Tom Dorr, former president of the U.S. Grains Council, urges that greater attention be paid to pending free trade agreements
Agriculture's continued prosperity may hinge on gaining greater access to more foreign markets.
Make no mistake: A rising tide of international opportunities, supported by a burgeoning middle class round the world, has lifted production agriculture’s boat during the last five years or more. But according to several speakers at last month’s Farm Journal Forum this tide could just as easily go out without a concerted push from federal policy makers and agricultural interests.
"The importance of trade to growth of the economy, and the ability to grow jobs, does not appear to be on anyone’s major public agenda list," contended Thomas C. Dorr, president of Thomas C. Dorr and Associates. "I would suggest this oversight…may be as much our responsibility as those we have elected."
Dorr noted that from 1990 to 2009, after the fall of the Iron Curtain, more than 1 billion people have moved into the global middle class, with an annual purchasing power of about $20,000. Moreover, he said, another 1 billion people will reach this milestone around the world by the end of the current decade. The growth of this cohort fuels demand for more meat, fresh vegetables and processed food.
But it can also be argued that rising international demand for U.S. farm products pushes up domestic prices. That was one of the economic forces behind corn prices that rose to more than $8 a bushel last summer. Prices have fallen to around $7 a bushel in recent days after high prices led to the cancellation of some major foreign sales.
Dorr, the former president of the U.S. Grain Council who worked for USDA under President George W. Bush, chided the Obama administration for paying "lip service" to its goal of doubling U.S. exports of all goods by 2015. But he also took issue with an agriculture industry that hasn’t "conveyed its commitment" to exports. He singled out the meat, dairy, and poultry industries for "lashing out" at recent increases in feed prices, even as they "work hard" to expand their international presence.
Dorr contends that both the Obama administration and industry were slow to push for passage of fair trade agreements with South Korea and Columbia in 2011. The Obama administration, he said, "did not get serious until after the 2010 election. But, I would caution to point out that agriculture was slow at best, and reluctant at worst, to push aggressively for their passage. Again, this related to perception about how passage of the FTAs would impact U.S. job growth."
Recent data contradict Dorr’s contention that the Obama Administration isn’t committed to agriculture exports. Ag exports have grown by roughly 50% during the last four years, from $96.3 billion in 2009 to a projected level of $145 billion in fiscal year 2013, according to the USDA's Economic Research Service. The United States ran a $32.4 billion agricultural trade surplus in fiscal 2012.

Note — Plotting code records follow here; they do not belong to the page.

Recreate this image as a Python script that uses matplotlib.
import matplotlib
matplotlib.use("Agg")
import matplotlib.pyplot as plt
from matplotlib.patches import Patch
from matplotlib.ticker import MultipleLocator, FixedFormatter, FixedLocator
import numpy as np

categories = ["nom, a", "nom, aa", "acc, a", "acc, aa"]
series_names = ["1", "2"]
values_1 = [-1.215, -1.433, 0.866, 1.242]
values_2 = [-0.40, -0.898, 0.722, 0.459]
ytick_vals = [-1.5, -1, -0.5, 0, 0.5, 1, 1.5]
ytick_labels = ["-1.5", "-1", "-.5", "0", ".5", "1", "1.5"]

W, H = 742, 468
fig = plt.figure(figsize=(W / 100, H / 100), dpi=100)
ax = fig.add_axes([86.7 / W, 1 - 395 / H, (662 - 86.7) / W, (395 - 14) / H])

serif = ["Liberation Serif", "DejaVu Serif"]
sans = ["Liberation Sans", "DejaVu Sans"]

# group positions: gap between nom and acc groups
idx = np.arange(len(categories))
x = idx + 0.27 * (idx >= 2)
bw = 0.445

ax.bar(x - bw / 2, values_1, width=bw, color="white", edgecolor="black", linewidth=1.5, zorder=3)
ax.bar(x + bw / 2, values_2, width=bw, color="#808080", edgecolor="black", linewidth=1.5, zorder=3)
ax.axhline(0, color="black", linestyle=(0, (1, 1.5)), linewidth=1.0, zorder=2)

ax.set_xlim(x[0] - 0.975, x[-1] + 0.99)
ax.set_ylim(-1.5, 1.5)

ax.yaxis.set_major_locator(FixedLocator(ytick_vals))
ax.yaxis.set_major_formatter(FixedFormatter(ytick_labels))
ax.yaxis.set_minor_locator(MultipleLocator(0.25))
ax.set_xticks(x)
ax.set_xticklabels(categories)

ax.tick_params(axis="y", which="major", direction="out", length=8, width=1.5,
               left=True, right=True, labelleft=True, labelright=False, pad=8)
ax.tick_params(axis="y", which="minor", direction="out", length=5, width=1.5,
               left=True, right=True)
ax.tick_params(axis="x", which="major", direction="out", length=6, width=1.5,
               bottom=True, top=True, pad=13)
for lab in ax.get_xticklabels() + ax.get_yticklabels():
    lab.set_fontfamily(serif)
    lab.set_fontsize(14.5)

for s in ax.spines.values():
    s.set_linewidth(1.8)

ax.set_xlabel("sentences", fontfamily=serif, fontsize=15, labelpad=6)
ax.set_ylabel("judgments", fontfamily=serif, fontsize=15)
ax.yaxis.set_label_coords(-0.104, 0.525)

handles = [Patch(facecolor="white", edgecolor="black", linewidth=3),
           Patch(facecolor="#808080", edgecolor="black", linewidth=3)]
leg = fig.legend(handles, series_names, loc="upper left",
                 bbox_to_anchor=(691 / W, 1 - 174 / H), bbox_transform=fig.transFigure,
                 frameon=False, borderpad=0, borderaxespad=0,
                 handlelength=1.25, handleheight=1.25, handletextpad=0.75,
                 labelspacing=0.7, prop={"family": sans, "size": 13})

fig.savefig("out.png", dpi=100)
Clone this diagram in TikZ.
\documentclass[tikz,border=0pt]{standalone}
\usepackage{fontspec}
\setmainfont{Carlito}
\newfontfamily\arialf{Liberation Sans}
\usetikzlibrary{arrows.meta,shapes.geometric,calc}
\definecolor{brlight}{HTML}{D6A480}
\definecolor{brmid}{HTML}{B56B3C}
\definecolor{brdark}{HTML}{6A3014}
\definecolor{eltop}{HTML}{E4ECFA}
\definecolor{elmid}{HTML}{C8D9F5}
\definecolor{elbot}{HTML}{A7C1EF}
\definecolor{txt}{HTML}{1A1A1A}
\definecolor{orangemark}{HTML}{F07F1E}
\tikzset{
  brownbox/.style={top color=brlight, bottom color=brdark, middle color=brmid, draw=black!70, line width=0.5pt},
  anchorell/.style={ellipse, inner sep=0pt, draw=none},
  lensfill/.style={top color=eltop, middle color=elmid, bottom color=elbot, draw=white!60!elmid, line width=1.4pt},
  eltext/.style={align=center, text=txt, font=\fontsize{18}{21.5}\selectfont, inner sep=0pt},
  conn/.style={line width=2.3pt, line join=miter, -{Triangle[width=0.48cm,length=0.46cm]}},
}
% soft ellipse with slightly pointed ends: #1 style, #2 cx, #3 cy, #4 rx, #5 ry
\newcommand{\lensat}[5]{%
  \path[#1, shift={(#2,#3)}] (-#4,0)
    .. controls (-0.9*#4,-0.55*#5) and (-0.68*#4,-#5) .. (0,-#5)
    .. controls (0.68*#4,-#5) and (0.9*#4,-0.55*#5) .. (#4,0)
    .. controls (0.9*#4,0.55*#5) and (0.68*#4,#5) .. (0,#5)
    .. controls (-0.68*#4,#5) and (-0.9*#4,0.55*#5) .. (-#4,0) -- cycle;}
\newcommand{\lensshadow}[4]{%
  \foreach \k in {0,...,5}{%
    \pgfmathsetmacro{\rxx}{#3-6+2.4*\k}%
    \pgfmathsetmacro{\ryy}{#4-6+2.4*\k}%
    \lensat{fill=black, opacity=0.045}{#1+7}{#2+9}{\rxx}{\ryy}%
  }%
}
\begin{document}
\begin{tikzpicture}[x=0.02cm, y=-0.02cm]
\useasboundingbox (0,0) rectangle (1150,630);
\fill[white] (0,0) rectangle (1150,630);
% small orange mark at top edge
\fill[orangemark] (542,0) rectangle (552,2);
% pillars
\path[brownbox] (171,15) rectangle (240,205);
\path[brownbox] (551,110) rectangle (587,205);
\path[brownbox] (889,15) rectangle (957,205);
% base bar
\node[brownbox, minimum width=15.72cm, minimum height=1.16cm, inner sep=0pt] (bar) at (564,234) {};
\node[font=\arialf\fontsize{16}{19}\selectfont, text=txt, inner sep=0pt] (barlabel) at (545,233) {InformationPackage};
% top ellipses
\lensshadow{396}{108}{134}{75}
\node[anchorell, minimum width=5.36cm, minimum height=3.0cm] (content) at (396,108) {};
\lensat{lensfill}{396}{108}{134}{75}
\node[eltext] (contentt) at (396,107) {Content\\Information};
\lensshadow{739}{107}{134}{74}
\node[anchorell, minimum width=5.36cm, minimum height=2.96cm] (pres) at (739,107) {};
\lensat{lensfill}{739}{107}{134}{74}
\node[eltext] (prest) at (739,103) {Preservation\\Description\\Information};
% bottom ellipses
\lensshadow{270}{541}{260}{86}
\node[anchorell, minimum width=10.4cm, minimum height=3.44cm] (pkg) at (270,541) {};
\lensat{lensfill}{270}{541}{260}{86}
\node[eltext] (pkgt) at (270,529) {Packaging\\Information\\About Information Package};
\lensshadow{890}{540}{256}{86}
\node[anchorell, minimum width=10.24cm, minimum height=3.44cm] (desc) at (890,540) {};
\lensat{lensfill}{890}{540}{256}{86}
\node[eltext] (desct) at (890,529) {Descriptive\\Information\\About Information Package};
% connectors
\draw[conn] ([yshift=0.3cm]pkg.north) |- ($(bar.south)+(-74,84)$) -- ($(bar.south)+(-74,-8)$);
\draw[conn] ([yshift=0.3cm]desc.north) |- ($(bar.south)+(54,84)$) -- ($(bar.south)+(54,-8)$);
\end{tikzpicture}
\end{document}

Agricultural Secretary Tom Vilsack, speaking later at the same meeting, highlighted the administration’s trade accomplishments, noting that the U.S. Senate had passed a Russia export bill that very day. Obama signed the bill into law several days later. The law normalizes trade relations with Russia, which three months ago joined the World Trade Organization.
"It’s a victory for all of us who are interested in free and unfettered trade," Vilsack said. "It will give us the opportunity and capacity to significantly expand trade opportunities in Russia, and to do it in a way that will compel Russians to play by an appropriate set of rules."
Vilsack attempted to rally support for the Trans Pacific Partnership, a joint free trade agreement between more than a dozen countries, including Singapore, Vietnam and Malaysia. Vilsack said the agreement, which is still being negotiated, has "tremendous potential if put together properly. Seventy five percent of our international trade is coming from that Asia-Pacific Rim area."